*** Provided material ***
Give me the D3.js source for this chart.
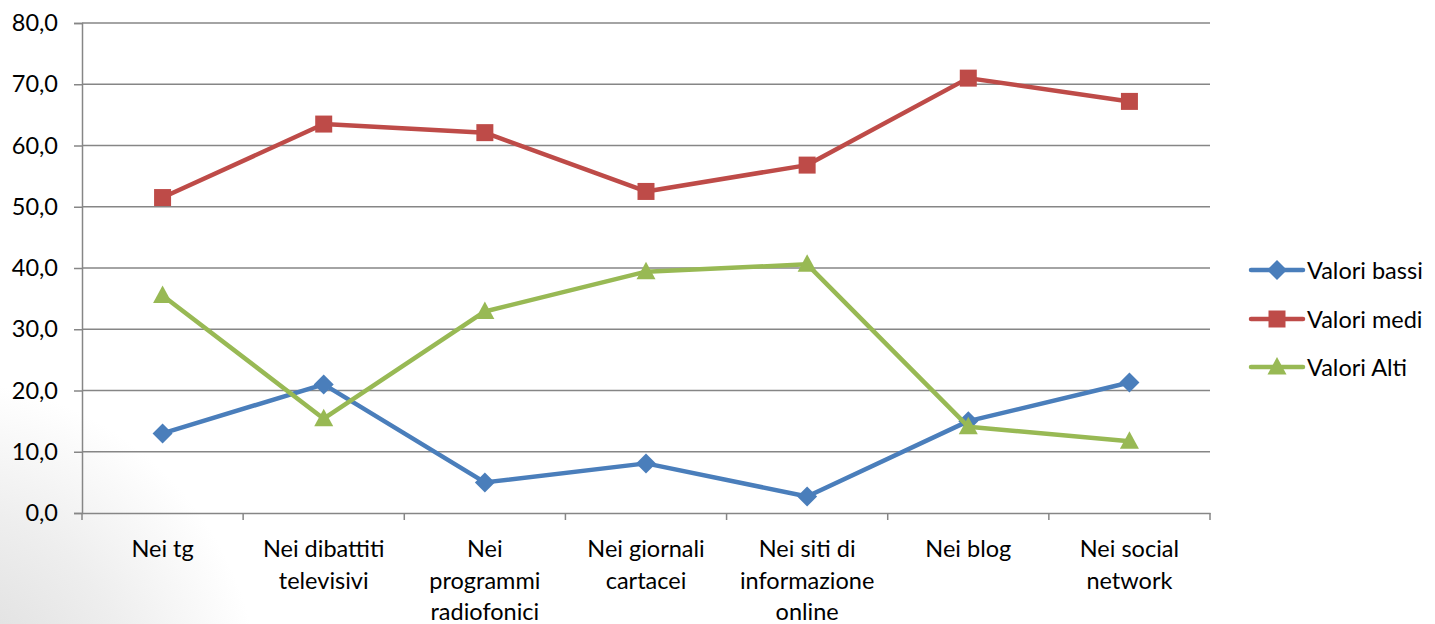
<!DOCTYPE html>
<html>
<head>
<meta charset="utf-8">
<script src="https://cdn.jsdelivr.net/npm/d3@7"></script>
<style>
  html, body { margin: 0; padding: 0; background: #ffffff; }
  svg { display: block; }
  text { font-family: Lato, "Noto Sans", sans-serif; fill: #000; }
</style>
</head>
<body>
<svg id="chart" width="1435" height="624"></svg>
<script>
const categories = [
  ["Nei tg"],
  ["Nei dibattiti", "televisivi"],
  ["Nei", "programmi", "radiofonici"],
  ["Nei giornali", "cartacei"],
  ["Nei siti di", "informazione", "online"],
  ["Nei blog"],
  ["Nei social", "network"]
];
const seriesNames = ["Valori bassi", "Valori medi", "Valori Alti"];
const valoriBassi = [13.0, 21.0, 5.0, 8.1, 2.7, 15.0, 21.3];
const valoriMedi  = [51.5, 63.5, 62.1, 52.5, 56.8, 71.0, 67.2];
const valoriAlti  = [35.5, 15.4, 32.9, 39.4, 40.6, 14.1, 11.7];
const yTicks = [0, 10, 20, 30, 40, 50, 60, 70, 80];
const colors = ["#4a7ebb", "#be4b48", "#98b954"];
const markers = ["diamond", "square", "triangle"];

const seriesValues = [valoriBassi, valoriMedi, valoriAlti];

(function () {
const svg = d3.select("#chart");
const W = 1435, H = 624;
const mLeft = 82, mRight = 1210, mTop = 23, mBottom = 513;
const FS = 23.5;

// background subtle corner gradient
const defs = svg.append("defs");
const rg = defs.append("radialGradient").attr("id", "bg")
  .attr("gradientUnits", "userSpaceOnUse")
  .attr("cx", -60).attr("cy", 700).attr("r", 320);
rg.append("stop").attr("offset", "0%").attr("stop-color", "#d9d9d9");
rg.append("stop").attr("offset", "60%").attr("stop-color", "#eeeeee");
rg.append("stop").attr("offset", "100%").attr("stop-color", "#ffffff");
svg.append("rect").attr("width", W).attr("height", H).attr("fill", "#ffffff");
svg.append("rect").attr("width", W).attr("height", H).attr("fill", "url(#bg)");

const idx = d3.range(categories.length);
const x = d3.scaleBand().domain(idx).range([mLeft, mRight]).padding(0);
const y = d3.scaleLinear().domain([0, 80]).range([mBottom, mTop]);

// gridlines
svg.append("g").selectAll("line").data(yTicks.filter(d => d > 0)).join("line")
  .attr("x1", mLeft).attr("x2", mRight)
  .attr("y1", d => y(d)).attr("y2", d => y(d))
  .attr("stroke", "#868686").attr("stroke-width", 1.5);

// y axis
const yAxis = d3.axisLeft(y).tickValues(yTicks).tickSize(8).tickPadding(16)
  .tickFormat(d => d3.format(".1f")(d).replace(".", ","));
const gy = svg.append("g").attr("transform", `translate(${mLeft},0)`).call(yAxis);
gy.select(".domain").attr("stroke", "#868686").attr("stroke-width", 1.5);
gy.selectAll(".tick line").attr("stroke", "#868686").attr("stroke-width", 1.5);
gy.selectAll(".tick text").attr("font-size", FS).style("font-family", "Lato, 'Noto Sans', sans-serif").attr("fill", "#000");

// x axis
const xAxis = d3.axisBottom(x).tickSize(0).tickFormat("");
const gx = svg.append("g").attr("transform", `translate(0,${mBottom})`).call(xAxis);
gx.select(".domain").attr("stroke", "#868686").attr("stroke-width", 1.5);
const boundaries = d3.range(categories.length + 1).map(i => i < categories.length ? x(i) : mRight);
gx.append("g").selectAll("line").data(boundaries).join("line")
  .attr("x1", d => d).attr("x2", d => d).attr("y1", 0).attr("y2", 7)
  .attr("stroke", "#868686").attr("stroke-width", 1.5);

// category labels
const labels = svg.append("g");
idx.forEach(i => {
  const cx = x(i) + x.bandwidth() / 2;
  const t = labels.append("text")
    .attr("x", cx).attr("y", 557)
    .attr("text-anchor", "middle")
    .attr("font-size", FS);
  categories[i].forEach((ln, k) => {
    t.append("tspan").attr("x", cx).attr("y", 557 + k * 31.5).text(ln);
  });
});

function markerPath(type) {
  if (type === "diamond") return "M0,-10L10,0L0,10L-10,0Z";
  if (type === "square") return "M-8.5,-8.5H8.5V8.5H-8.5Z";
  return "M0,-10L9.5,7.5L-9.5,7.5Z";
}

const lineGen = d3.line().x((d, i) => x(i) + x.bandwidth() / 2).y(d => y(d));

seriesValues.forEach((vals, s) => {
  const g = svg.append("g");
  g.append("path").datum(vals).attr("d", lineGen)
    .attr("fill", "none").attr("stroke", colors[s]).attr("stroke-width", 4.5)
    .attr("stroke-linejoin", "round").attr("stroke-linecap", "round");
  g.selectAll("path.m").data(vals).join("path").attr("class", "m")
    .attr("d", markerPath(markers[s]))
    .attr("transform", (d, i) => `translate(${x(i) + x.bandwidth() / 2},${y(d)})`)
    .attr("fill", colors[s]);
});

// legend
const legendY = [270, 319, 367];
seriesNames.forEach((name, s) => {
  const g = svg.append("g").attr("transform", `translate(0,${legendY[s]})`);
  g.append("line").attr("x1", 1251).attr("x2", 1303).attr("y1", 0).attr("y2", 0)
    .attr("stroke", colors[s]).attr("stroke-width", 4.5).attr("stroke-linecap", "round");
  g.append("path").attr("d", markerPath(markers[s]))
    .attr("transform", "translate(1277,0)").attr("fill", colors[s]);
  g.append("text").attr("x", 1307).attr("y", 8.5).attr("font-size", FS).text(name);
});
})();
</script>
</body>
</html>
***
* Task directions: Repeat verbatim all the material, but not the pictures.

* Finished answer:
Give me the D3.js source for this chart.
<!DOCTYPE html>
<html>
<head>
<meta charset="utf-8">
<script src="https://cdn.jsdelivr.net/npm/d3@7"></script>
<style>
  html, body { margin: 0; padding: 0; background: #ffffff; }
  svg { display: block; }
  text { font-family: Lato, "Noto Sans", sans-serif; fill: #000; }
</style>
</head>
<body>
<svg id="chart" width="1435" height="624"></svg>
<script>
const categories = [
  ["Nei tg"],
  ["Nei dibattiti", "televisivi"],
  ["Nei", "programmi", "radiofonici"],
  ["Nei giornali", "cartacei"],
  ["Nei siti di", "informazione", "online"],
  ["Nei blog"],
  ["Nei social", "network"]
];
const seriesNames = ["Valori bassi", "Valori medi", "Valori Alti"];
const valoriBassi = [13.0, 21.0, 5.0, 8.1, 2.7, 15.0, 21.3];
const valoriMedi  = [51.5, 63.5, 62.1, 52.5, 56.8, 71.0, 67.2];
const valoriAlti  = [35.5, 15.4, 32.9, 39.4, 40.6, 14.1, 11.7];
const yTicks = [0, 10, 20, 30, 40, 50, 60, 70, 80];
const colors = ["#4a7ebb", "#be4b48", "#98b954"];
const markers = ["diamond", "square", "triangle"];

const seriesValues = [valoriBassi, valoriMedi, valoriAlti];

(function () {
const svg = d3.select("#chart");
const W = 1435, H = 624;
const mLeft = 82, mRight = 1210, mTop = 23, mBottom = 513;
const FS = 23.5;

// background subtle corner gradient
const defs = svg.append("defs");
const rg = defs.append("radialGradient").attr("id", "bg")
  .attr("gradientUnits", "userSpaceOnUse")
  .attr("cx", -60).attr("cy", 700).attr("r", 320);
rg.append("stop").attr("offset", "0%").attr("stop-color", "#d9d9d9");
rg.append("stop").attr("offset", "60%").attr("stop-color", "#eeeeee");
rg.append("stop").attr("offset", "100%").attr("stop-color", "#ffffff");
svg.append("rect").attr("width", W).attr("height", H).attr("fill", "#ffffff");
svg.append("rect").attr("width", W).attr("height", H).attr("fill", "url(#bg)");

const idx = d3.range(categories.length);
const x = d3.scaleBand().domain(idx).range([mLeft, mRight]).padding(0);
const y = d3.scaleLinear().domain([0, 80]).range([mBottom, mTop]);

// gridlines
svg.append("g").selectAll("line").data(yTicks.filter(d => d > 0)).join("line")
  .attr("x1", mLeft).attr("x2", mRight)
  .attr("y1", d => y(d)).attr("y2", d => y(d))
  .attr("stroke", "#868686").attr("stroke-width", 1.5);

// y axis
const yAxis = d3.axisLeft(y).tickValues(yTicks).tickSize(8).tickPadding(16)
  .tickFormat(d => d3.format(".1f")(d).replace(".", ","));
const gy = svg.append("g").attr("transform", `translate(${mLeft},0)`).call(yAxis);
gy.select(".domain").attr("stroke", "#868686").attr("stroke-width", 1.5);
gy.selectAll(".tick line").attr("stroke", "#868686").attr("stroke-width", 1.5);
gy.selectAll(".tick text").attr("font-size", FS).style("font-family", "Lato, 'Noto Sans', sans-serif").attr("fill", "#000");

// x axis
const xAxis = d3.axisBottom(x).tickSize(0).tickFormat("");
const gx = svg.append("g").attr("transform", `translate(0,${mBottom})`).call(xAxis);
gx.select(".domain").attr("stroke", "#868686").attr("stroke-width", 1.5);
const boundaries = d3.range(categories.length + 1).map(i => i < categories.length ? x(i) : mRight);
gx.append("g").selectAll("line").data(boundaries).join("line")
  .attr("x1", d => d).attr("x2", d => d).attr("y1", 0).attr("y2", 7)
  .attr("stroke", "#868686").attr("stroke-width", 1.5);

// category labels
const labels = svg.append("g");
idx.forEach(i => {
  const cx = x(i) + x.bandwidth() / 2;
  const t = labels.append("text")
    .attr("x", cx).attr("y", 557)
    .attr("text-anchor", "middle")
    .attr("font-size", FS);
  categories[i].forEach((ln, k) => {
    t.append("tspan").attr("x", cx).attr("y", 557 + k * 31.5).text(ln);
  });
});

function markerPath(type) {
  if (type === "diamond") return "M0,-10L10,0L0,10L-10,0Z";
  if (type === "square") return "M-8.5,-8.5H8.5V8.5H-8.5Z";
  return "M0,-10L9.5,7.5L-9.5,7.5Z";
}

const lineGen = d3.line().x((d, i) => x(i) + x.bandwidth() / 2).y(d => y(d));

seriesValues.forEach((vals, s) => {
  const g = svg.append("g");
  g.append("path").datum(vals).attr("d", lineGen)
    .attr("fill", "none").attr("stroke", colors[s]).attr("stroke-width", 4.5)
    .attr("stroke-linejoin", "round").attr("stroke-linecap", "round");
  g.selectAll("path.m").data(vals).join("path").attr("class", "m")
    .attr("d", markerPath(markers[s]))
    .attr("transform", (d, i) => `translate(${x(i) + x.bandwidth() / 2},${y(d)})`)
    .attr("fill", colors[s]);
});

// legend
const legendY = [270, 319, 367];
seriesNames.forEach((name, s) => {
  const g = svg.append("g").attr("transform", `translate(0,${legendY[s]})`);
  g.append("line").attr("x1", 1251).attr("x2", 1303).attr("y1", 0).attr("y2", 0)
    .attr("stroke", colors[s]).attr("stroke-width", 4.5).attr("stroke-linecap", "round");
  g.append("path").attr("d", markerPath(markers[s]))
    .attr("transform", "translate(1277,0)").attr("fill", colors[s]);
  g.append("text").attr("x", 1307).attr("y", 8.5).attr("font-size", FS).text(name);
});
})();
</script>
</body>
</html>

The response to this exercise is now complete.